Mr. Long – Chang Chen plays a hitman hiding out cooking noodles in a small Japanese town in this film from Sabu. SIFF calls it “Yojimbo meets Tampopo“.

The Reagan Show – Archival footage takes us back to the first fake presidency of my lifetime. Should be fun.

The Dumb Girl of Portici – Archival presentation of silent film director Lois Weber’s adaptation of the opera that inadvertently helped spark the Belgian Revolution. Stars superstar ballerina Anna Pavlova.

My Journey through French Cinema – Bertrand Tavernier’s amiable history lesson loses  focus in its final third, but is nonetheless a fun and insightful idiosyncratic look at mid-Century French film. Will make you want to watch Eddie Constantine films.

Landline – Director Gillian Robespierre and star Jenny Slate, who’s Obvious Child is one of the better Hollywood romantic comedies of this decade, reunite for this film about two sisters who discover their father is having an affair.

Wind River – Hell or High Water writer Taylor Sheridan directs this backwoods policier with Jeremy Renner and Elizabeth Olson investigating a murder in snowy Wyoming.

Brainstorm – Douglas Trumbell’s 1983 mind-bender starring Christopher Walken and Louise Fletcher as scientists attempting to keep their brain-recording virtual reality device from the military.

Love and Duty – Archival presentation featuring Ruan Lingyu, one of the greatest of all silent film stars, in a romantic melodrama directed by Bu Wancang. With live piano accompaniment by Donald Sosin.

Columbus – Video essayist and critic Kogonada’s debut feature stars John Cho and Haley Lu Richardson a couple who meet and travel through Columbus, Indiana.

Nocturama – Director Bertand Bonello’s film about young leftist terrorists hanging out in a shopping mall.

The Frances Farmer Show #12: SIFF 2017 Part One


Halfway through the 2017 Seattle International Film Festival, Sean, Melissa, Evan and Ryan get together to talk about what they’ve seen, what they liked, didn’t like and are looking forward to as the festival moves into its final two weeks. Film discussed include: Yourself and Yours, Person to Person, Sami Blood, Searchers, Dawson City: Frozen Time, Knife in the Clear Water, Beach Rats, Maurice, Vampire Cleanup department, Cook Up a Storm, God of War, By the Time it Gets Dark, The Unknown Girl, Finding Kukan, and Bad Black.
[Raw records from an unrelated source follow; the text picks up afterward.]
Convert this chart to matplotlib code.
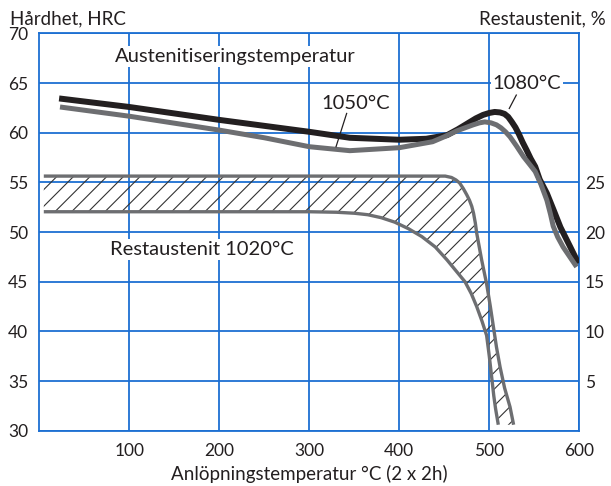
import matplotlib
matplotlib.use("Agg")
import matplotlib.pyplot as plt
import numpy as np

plt.rcParams['font.family'] = ['Lato', 'DejaVu Sans']
plt.rcParams['hatch.linewidth'] = 0.8

# ---- data ----
x_ticks = [100, 200, 300, 400, 500, 600]
hrc_ticks = [30, 35, 40, 45, 50, 55, 60, 65, 70]
ra_ticks = [5, 10, 15, 20, 25]

# 1080 C hardness curve (temper temperature, HRC)
t_1080 = [22, 100, 200, 300, 345, 400, 430, 453, 465, 475, 485, 493, 500, 506, 512, 517, 521, 525, 529,
          533, 537, 541.5, 546, 551, 556, 564, 572, 579, 590, 599]
h_1080 = [63.46, 62.6, 61.3, 60.1, 59.5, 59.3, 59.4, 59.76, 60.35, 60.9, 61.45, 61.8, 62.0, 62.1, 62.05, 61.9,
          61.6, 61.1, 60.55, 59.85, 59.05, 58.25, 57.4, 56.6, 55.3, 53.9, 52.1, 50.5, 48.5, 46.85]

# 1050 C hardness curve
t_1050 = [23, 100, 200, 250, 300, 345, 400, 437, 450, 464, 473, 482, 489, 495, 502, 508, 513, 518, 523,
          530, 538, 545, 551, 557, 564, 568, 571, 576, 582, 597]
h_1050 = [62.6, 61.67, 60.27, 59.5, 58.6, 58.2, 58.5, 59.1, 59.6, 60.2, 60.5, 60.8, 61.0, 61.1, 61.0, 60.8,
          60.5, 60.1, 59.6, 58.7, 57.6, 56.8, 56.1, 54.9, 53.2, 51.8, 50.6, 49.5, 48.5, 46.5]

# Retained austenite band 1020 C (temper temperature, %)
ra_upper_t = [5, 100, 200, 300, 400, 451, 458, 463, 467, 471, 475, 478, 480.5, 482.5, 484.5, 486, 491.5,
              497, 501, 504.5, 508, 512, 517, 523, 527]
ra_upper_v = [25.64, 25.64, 25.64, 25.64, 25.64, 25.64, 25.5, 25.25, 24.95, 24.4, 23.75, 23.2, 22.6, 21.9,
              20.9, 19.9, 17.2, 14.8, 12.6, 10.5, 8.4, 6.4, 4.3, 2.4, 0.6]
ra_lower_t = [5, 100, 200, 300, 330, 350, 365, 380, 395, 410, 425, 440, 453, 463, 473, 480, 486, 492,
              497, 500, 502.5, 505, 507, 510]
ra_lower_v = [22.05, 22.05, 22.05, 22.05, 22.0, 21.9, 21.75, 21.45, 21.0, 20.35, 19.55, 18.5, 17.2, 16.1,
              15.0, 13.8, 12.5, 11.0, 9.6, 7.5, 5.5, 3.5, 2.2, 0.6]

BLUE = '#1c6fd2'
BLACK = '#231f20'
GRAY = '#6d6e71'
TXT = '#231f20'
FS_TICK = 12.5
FS_LAB = 14.5
FS_TITLE = 13.5

fig = plt.figure(figsize=(6.11, 4.86), dpi=100)
ax = fig.add_axes([39.3/611, 1-430.7/486, 540/611, (430.7-33.5)/486])

ax.set_xlim(0, 600)
ax.set_ylim(30, 70)
ax.set_xticks(x_ticks)
ax.set_yticks(hrc_ticks)
ax.grid(True, color=BLUE, linewidth=1.3, zorder=0)
ax.set_axisbelow(True)
for s in ax.spines.values():
    s.set_color(BLUE)
    s.set_linewidth(1.3)
ax.tick_params(axis='both', length=0, labelsize=FS_TICK, colors=TXT)
ax.tick_params(axis='x', pad=9)
ax.tick_params(axis='y', pad=8)

ax2 = ax.twinx()
ax2.set_ylim(0, 40)
ax2.set_yticks(ra_ticks)
ax2.tick_params(axis='y', length=0, labelsize=FS_TICK, colors=TXT, pad=4)
for s in ax2.spines.values():
    s.set_visible(False)

# band
poly_t = np.concatenate([ra_upper_t, ra_lower_t[::-1]])
poly_v = np.concatenate([ra_upper_v, ra_lower_v[::-1]])
ax2.fill(poly_t, poly_v, facecolor='none', edgecolor='#333333', hatch='//', linewidth=0, zorder=2)
ax2.plot(ra_upper_t, ra_upper_v, color=GRAY, lw=2.4, solid_capstyle='butt', solid_joinstyle='round', zorder=3)
ax2.plot(ra_lower_t, ra_lower_v, color=GRAY, lw=2.4, solid_capstyle='butt', solid_joinstyle='round', zorder=3)

# curves
ax.plot(t_1080, h_1080, color=BLACK, lw=4.3, solid_capstyle='butt', solid_joinstyle='round', zorder=4)
ax.plot(t_1050, h_1050, color=GRAY, lw=3.6, solid_capstyle='butt', solid_joinstyle='round', zorder=5)

bb = dict(facecolor='white', edgecolor='none', pad=1.5)
ax.text(217.5, 67.66, 'Austenitiseringstemperatur', fontsize=FS_LAB, color=TXT, ha='center', va='center', bbox=bb, zorder=6)
ax.text(181, 48.2, 'Restaustenit 1020°C', fontsize=FS_LAB, color=TXT, ha='center', va='center', bbox=bb, zorder=6)
ax.text(352, 63.0, '1050°C', fontsize=FS_LAB, color=TXT, ha='center', va='center', bbox=bb, zorder=6)
ax.text(542, 64.95, '1080°C', fontsize=FS_LAB, color=TXT, ha='center', va='center', bbox=bb, zorder=6)
ax.plot([341.5, 329.7], [61.95, 58.6], color=BLACK, lw=0.9, zorder=6)
ax.plot([530, 522.2], [63.8, 62.45], color=BLACK, lw=0.9, zorder=6)

fig.text(10/611, 1-19/486, 'Hårdhet, HRC', fontsize=FS_TITLE, color=TXT, ha='left', va='center')
fig.text(606/611, 1-19/486, 'Restaustenit, %', fontsize=FS_TITLE, color=TXT, ha='right', va='center')
fig.text(309.5/611, 1-474/486, 'Anlöpningstemperatur °C (2 x 2h)', fontsize=FS_TITLE, color=TXT, ha='center', va='center')

fig.savefig('out.png', dpi=100)
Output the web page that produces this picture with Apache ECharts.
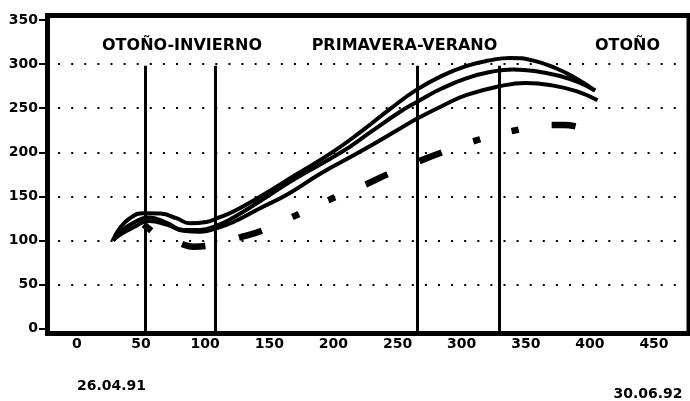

You can listen to the show by downloading it directly, or by subscribing on iTunes or the podcast player of your choice.

SIFF 2017: Person to Person (Dustin Guy Defa, 2017)

Person to Person

Note: as this film is under embargo until its release in the Seattle area, here are exactly 75 words.

A self-consciously NYC network movie, Person to Person follows five loosely tied plot strands over the course of a single day in the Big Apple. Whether it be a crime investigation, a moment of self-discovery, or the chase for a rare vinyl, Defa manages to find the sweet and lovely in every close-up and every little character moment, precisely jumping around in a characteristically lived-in city. It’s clear-eyed and wonderfully executed with gentle precision.

SIFF 2017: God of War (Gordon Chan, 2017)


Note: as this film is under embargo until its release in the Seattle area, here are exactly 75 words.

It’s the King Hu film I can never quite remember, The Valiant Ones, remade as PRC propaganda, all national, class and gender unity in the face of foreign aggressors (in this case: samurai masquerading as pirates in Ming China). The action is mostly very good, but there isn’t nearly enough Sammo Hung and Vincent Zhao (The Blade) weirdly looks like Jimmy Fallon now. Veteran kung fu/ninja star Yasuaki Kurata is exceptional as the samurai leader.